Por David Carrasco
Cada vez que entro en un restaurante en la ciudad de Panamá y repaso los altos precios en el menú, surge en mi mente el recuerdo de “Blem Blem”, el alegre afroantillano, alto y flaco como una silampa, quien preparaba los emparedados más baratos del mundo. Por cinco centavos de dólar, los estudiantes del Instituto Nacional podían elegir un “Blem Blem” de salchichas o sardinas, aderezado con picante chombo, y aplacar la fatiga antes de escuchar en un mitin anticolonialista al extraordinario orador “Pipo” Sánchez. El tiempo ha pasado y desconozco cuál fue el destino del ilustre personaje.
En mi memoria perdura la curiosa escena en la que el profesor Pablo Pinilla, de tez blanca como la leche, perseguía a “Blem Blem”, de piel tan oscura como los teléfonos usados en la película Casablanca (1942), protagonizada por Humphrey Bogart. A Pinilla le parecía sospechoso que emparedados tan suculentos pudiesen costar un real, pero nadie enfermó por comerlos al pie de las esfinges o bajo las ramas del frondoso y acogedor manguito.
Durante varias décadas, la población en áreas urbanas se armó con fogones, pailas y portaviandas, y tuvo alternativas gastronómicas ajustadas a sus necesidades, a diferencia de lo que ocurre en el presente, cuando autoridades reguladoras responden con vergüenza que “no se puede violentar el mercado” para frenar las alzas infames en los productos básicos y a los especuladores que sacrifican la calidad y vacían los bolsillos de la gente.

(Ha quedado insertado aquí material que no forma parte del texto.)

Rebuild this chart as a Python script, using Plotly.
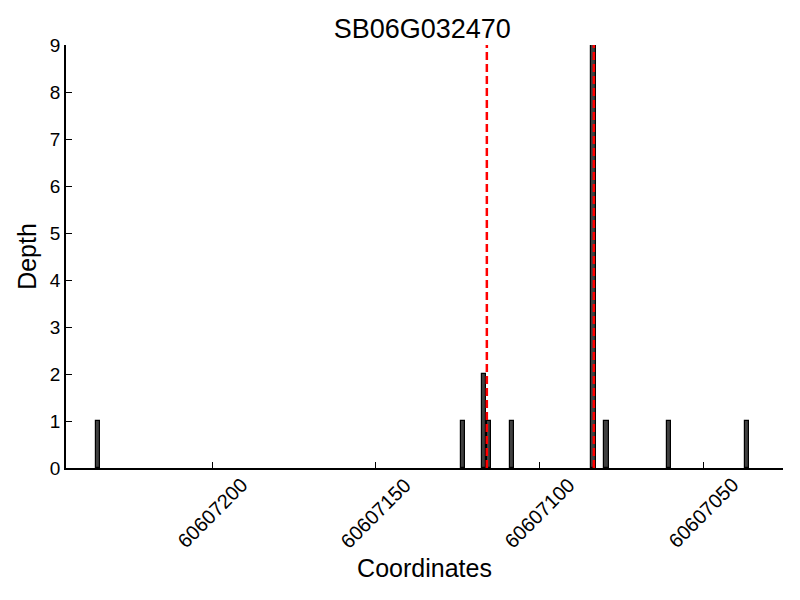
import plotly.graph_objects as go

title = "SB06G032470"
coords = [60607235, 60607123.5, 60607117, 60607115.5, 60607108.5,
          60607083.5, 60607079.5, 60607060.5, 60607036.5]
depth = [1, 1, 2, 1, 1, 9, 1, 1, 1]
marker_lines = [60607116.1, 60607083.4]
x_ticks = [60607200, 60607150, 60607100, 60607050]
y_ticks = list(range(0, 10))

font = "Liberation Sans, Arial, sans-serif"

fig = go.Figure()
fig.add_trace(go.Bar(
    x=coords, y=depth, width=1.3,
    marker=dict(color="#404040", line=dict(color="#000000", width=1.2)),
    showlegend=False,
))
for xv in marker_lines:
    fig.add_shape(type="line", x0=xv, x1=xv, xref="x", y0=0, y1=1, yref="paper",
                  line=dict(color="#ff0000", width=2.5, dash="8px,4px"))

# x tick labels centred on their ticks (rotated 45 degrees)
for tv in x_ticks:
    fig.add_annotation(x=tv, xref="x", y=0, yref="paper", text=str(tv),
                       textangle=-45, showarrow=False, xanchor="center",
                       yanchor="middle", yshift=-45, font=dict(size=20))

fig.update_layout(
    width=792, height=592,
    margin=dict(l=58, r=17, t=37, b=132, autoexpand=False),
    paper_bgcolor="white", plot_bgcolor="white",
    font=dict(family=font, color="black"),
    title=dict(text=title, x=0.523, xanchor="center", y=0.966, yanchor="middle",
               font=dict(size=27, family=font)),
    xaxis=dict(
        range=[60607244.7, 60607025.6],
        tickvals=x_ticks, showticklabels=False,
        ticks="inside", ticklen=6, tickcolor="black",
        showline=True, linecolor="black", linewidth=1.5,
        showgrid=False, zeroline=False, automargin=False,
        title=dict(text="Coordinates", font=dict(size=25), standoff=91),
    ),
    yaxis=dict(
        range=[0, 9],
        tickvals=y_ticks, tickfont=dict(size=19),
        ticks="inside", ticklen=6, tickcolor="black",
        showline=True, linecolor="black", linewidth=1.5,
        showgrid=False, zeroline=False, automargin=False,
        title=dict(text="Depth", font=dict(size=25), standoff=6),
    ),
    bargap=0,
)

fig.write_html("out.html")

En el pasado no tan remoto, los comensales acudían al Gato Negro, en Santa Ana, para degustar ricas fritadas. El desaparecido barrio de El Marañón albergó a la fonda de los esposos Mojica-Lasso, cuna de maravillas, donde el crédito alcanzaba a la clientela. Otra posibilidad concreta, era el puesto de Chapo Echevers, a un costado del colegio San Vicente, que ofrecía el pescado frito relleno. La sopa Mayor Alemán, en la Avenida B, las bolas de bacalao sazonadas por Carlos Smith en El Chorrillo, los emparedados griegos en La Puñalada (nombre abreviado de La Puñalada del Sabor) o las guarniciones servidas en el restaurante del primer piso del Mercado Público, inspiraban a caminantes que rastreaban los populares guisos y terminaban la jornada con tinto en el restaurante Coca Cola.

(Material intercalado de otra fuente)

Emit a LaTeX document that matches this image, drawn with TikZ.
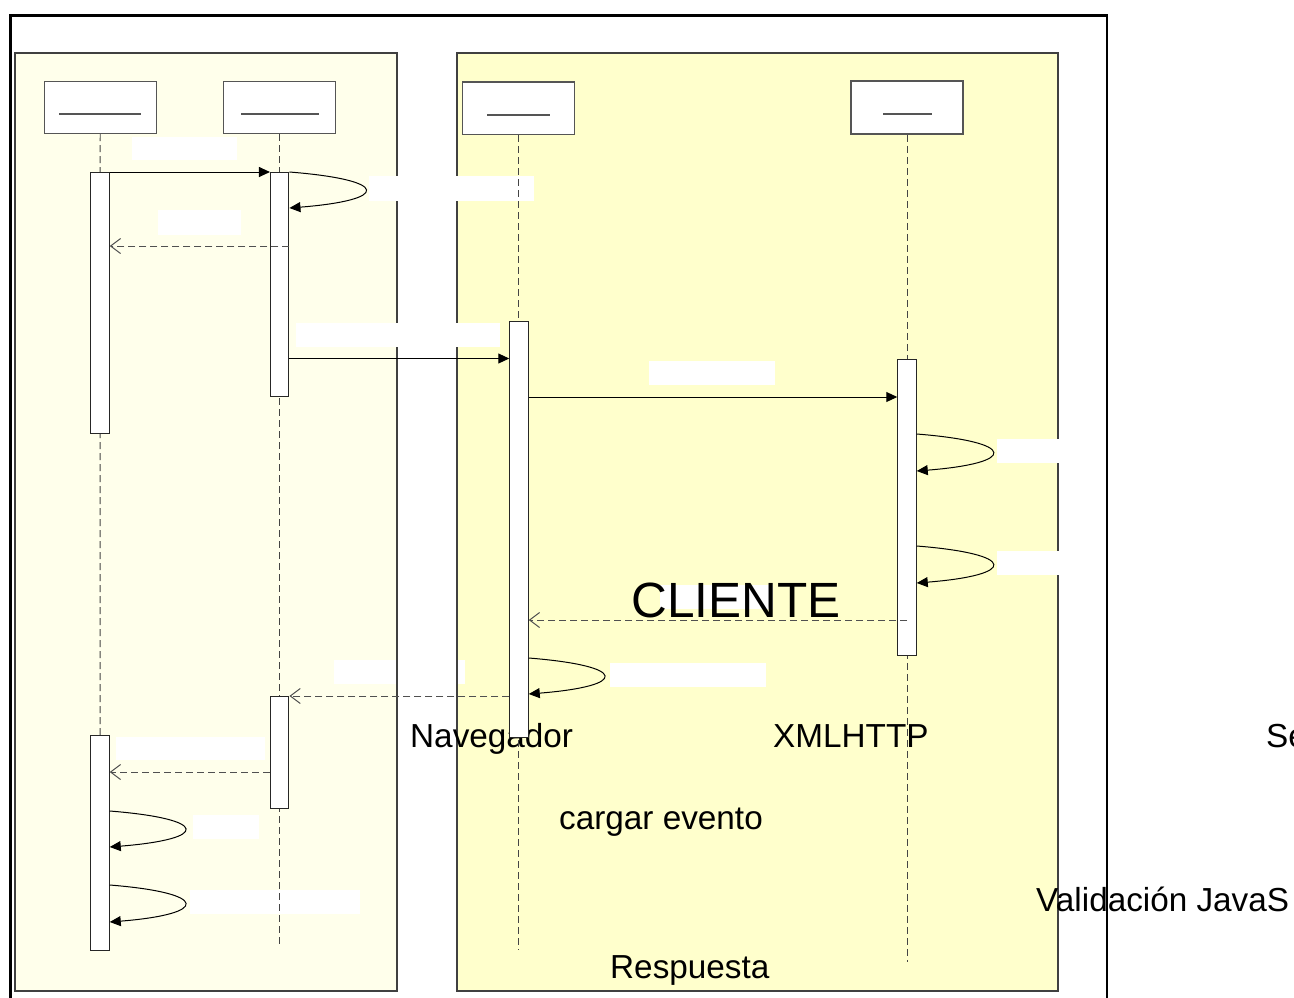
\documentclass[tikz,border=0pt]{standalone}
\usepackage{fontspec}
\setmainfont{Liberation Sans}
\usetikzlibrary{arrows.meta}
\definecolor{leftfill}{HTML}{FFFFEB}
\definecolor{rightfill}{HTML}{FFFFCC}
\definecolor{panelgray}{HTML}{404040}
\definecolor{boxgray}{HTML}{555555}
\definecolor{lifegray}{HTML}{444444}
\definecolor{retgray}{HTML}{505050}
\tikzset{
  lbox/.style={draw=boxgray, line width=1.3pt, fill=white, minimum width=112pt, minimum height=52pt, inner sep=0pt},
  actbar/.style={draw=black!85, line width=1pt, fill=white, minimum width=18.5pt, inner sep=0pt},
  lbl/.style={fill=white, inner sep=0pt, outer sep=0pt},
  life/.style={draw=lifegray, line width=0.9pt, dash pattern=on 7pt off 4pt},
  msg/.style={line width=1pt, -{Triangle[length=11pt,width=10pt]}},
  ret/.style={draw=retgray, line width=1pt, dash pattern=on 7pt off 4pt, -{Straight Barb[length=10pt,width=15pt]}},
  txt/.style={font=\fontsize{33.3}{36}\selectfont, anchor=base west, inner sep=0pt},
  panel/.style={draw=panelgray, line width=2pt},
  uline/.style={draw=boxgray, line width=1.3pt}
}
\begin{document}
\begin{tikzpicture}[x=1pt,y=-1pt]
\useasboundingbox (0,0) rectangle (1294,997);
\clip (0,0) rectangle (1294,997);
\fill[white] (0,0) rectangle (1294,997);
% panels fill
\fill[leftfill] (15,53) rectangle (397,991);
\fill[rightfill] (457,53) rectangle (1058,991);
% label under borders
\node[lbl, minimum width=131pt, minimum height=24pt] (l10) at (399.5,672) {};
% panel borders
\draw[panel] (15,53) rectangle (397,991);
\draw[panel] (457,53) rectangle (1058,991);
% label rectangles
\node[lbl, minimum width=105pt, minimum height=23pt] (l1) at (184.5,148.5) {};
\node[lbl, minimum width=165pt, minimum height=25pt] (l2) at (451.5,188.5) {};
\node[lbl, minimum width=83pt, minimum height=25pt] (l3) at (199.5,222.5) {};
\node[lbl, minimum width=204pt, minimum height=24pt] (l4) at (398,335) {};
\node[lbl, minimum width=126pt, minimum height=24pt] (l5) at (712,373) {};
\node[lbl, minimum width=62pt, minimum height=24pt] (l6) at (1028,451) {};
\node[lbl, minimum width=62pt, minimum height=24pt] (l7) at (1028,563) {};
\node[lbl, minimum width=113pt, minimum height=24pt] (l8) at (716.5,597) {};
\node[lbl, minimum width=156pt, minimum height=24pt] (l9) at (688,675) {};
\node[lbl, minimum width=149pt, minimum height=23pt] (l11) at (190.5,748.5) {};
\node[lbl, minimum width=66pt, minimum height=24pt] (l12) at (226,827) {};
\node[lbl, minimum width=170pt, minimum height=24pt] (l13) at (275,902) {};
% texts
\node[font=\fontsize{49.5}{52}\selectfont, anchor=base, inner sep=0pt] (tcli) at (736,617) {CLIENTE};
\node[txt] (tnav) at (410,747) {Navegador};
\node[txt] (txml) at (773,747) {XMLHTTP};
\node[txt] (tse) at (1266,747) {Se};
\node[txt] (tcar) at (559,829) {cargar evento};
\node[txt] (tval) at (1036,911) {Validación JavaS};
\node[txt] (tres) at (610,978) {Respuesta};
% outer frame
\draw[line width=2.5pt] (10.7,15.3) rectangle (1107,1030);
% lifeline heads
\node[lbox] (b1) at (100.2,107.5) {};
\node[lbox] (b2) at (279.5,107.5) {};
\node[lbox, minimum height=52.5pt] (b3) at (518.5,108.3) {};
\node[lbox, minimum height=53pt] (b4) at (907,107.6) {};
\draw[uline] (59,114) -- (141,114);
\draw[uline] (241,114) -- (319,114);
\draw[uline] (487,115) -- (550,115);
\draw[uline] (883,114) -- (932,114);
% lifelines
\coordinate (e1) at (100,950);
\coordinate (e2) at (279.5,944);
\coordinate (e3) at (518.5,950);
\coordinate (e4) at (907,962);
\draw[life] (b1.south) -- (e1);
\draw[life] (b2.south) -- (e2);
\draw[life] (b3.south) -- (e3);
\draw[life] (b4.south) -- (e4);
% activation bars
\node[actbar, minimum height=261pt] (a1) at (100,302.5) {};
\node[actbar, minimum height=224pt] (a2) at (279.7,284) {};
\node[actbar, minimum height=416pt] (a3) at (519,529.5) {};
\node[actbar, minimum height=296pt] (a4) at (907,507.5) {};
\node[actbar, minimum height=112pt] (a5) at (279.7,752) {};
\node[actbar, minimum height=215pt] (a6) at (100,842.5) {};
% messages
\draw[msg] (a1.east |- 0,172) -- (a2.west |- 0,172);
\draw[msg] (a2.east |- 0,172) .. controls +(101,8) and +(101,-8) .. (a2.east |- 0,208);
\draw[ret] (a2.east |- 0,246) -- (a1.east |- 0,246);
\draw[msg] (a2.east |- 0,358.5) -- (a3.west |- 0,358.5);
\draw[msg] (a3.east |- 0,397) -- (a4.west |- 0,397);
\draw[msg] (a4.east |- 0,434) .. controls +(101,8) and +(101,-8) .. (a4.east |- 0,471);
\draw[msg] (a4.east |- 0,546) .. controls +(101,8) and +(101,-8) .. (a4.east |- 0,583);
\draw[ret] (a4.center |- 0,620) -- (a3.east |- 0,620);
\draw[msg] (a3.east |- 0,658) .. controls +(100,8) and +(100,-8) .. (a3.east |- 0,694);
\draw[ret] (a3.west |- 0,696) -- (a5.east |- 0,696);
\draw[ret] (a5.west |- 0,772) -- (a6.east |- 0,772);
\draw[msg] (a6.east |- 0,811) .. controls +(100,8) and +(100,-8) .. (a6.east |- 0,847);
\draw[msg] (a6.east |- 0,885) .. controls +(100,8) and +(100,-8) .. (a6.east |- 0,922);
\end{tikzpicture}
\end{document}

En la calle, los niños solían encontrar deliciosas golosinas caseras, como las cocadas de colores, los pescaditos de “ñapa”, suministrados en tiendas de chinitos, o las galletas de vainilla y anís, elaboradas en una panadería localizada frente a la zapatería Biendicho, en la Avenida B. El pan caliente de Lucianito, en Santa Ana, las empanadas y el chicheme en Don Samy alegraban el día a los aficionados al arroz con porotos, las tajadas y el concolón.
Al paladar citadino contribuyeron figuras como el Águila Negra, un tableño que elaboraba helados con agua de coco y dedicaba recitales con el repertorio de Pedro Infante, y “Maní Campeón”, un afroantillano guapachoso que comercializaba cucuruchos de maní tostado en cáscara. Su producto competía con el sabroso cofio, los queques, los bollos de maíz y coco, el mafá, los buñuelos, los mantecados, el bon y el pan de moña.
De “Maní Campeón” guardo un grato recuerdo. Cuando aún era pequeño, viajé en tren de Panamá a Colón. Antes de subir al vagón, había comprado cacahuates al manicero, pero al arribar a mi destino observé a “Maní Campeón” con una cesta en la mano. Intrigado por el poder de bilocación, le pregunté cómo cruzó la línea del tiempo primero que los pasajeros. Se acercó y dijo en voz baja en mi oído: “lo hice porque este maní es mágico”.
Con el paso de los años, supe que la magia no estaba en el maní, sino en la calidad humana de personas emprendedoras. El elemento mágico radicaba, además, en una cultura culinaria fundamentada en la preparación de comidas baratas, nutritivas, sabrosas e inocuas, al alcance de los demás, y en la identidad y herencia solidaria de una ciudad cosmopolita, en la que nadie debería morir de hambre, sed o indigestión.
(Este artículo fue publicado en el diario La Prensa, el 30 de agosto de 2007).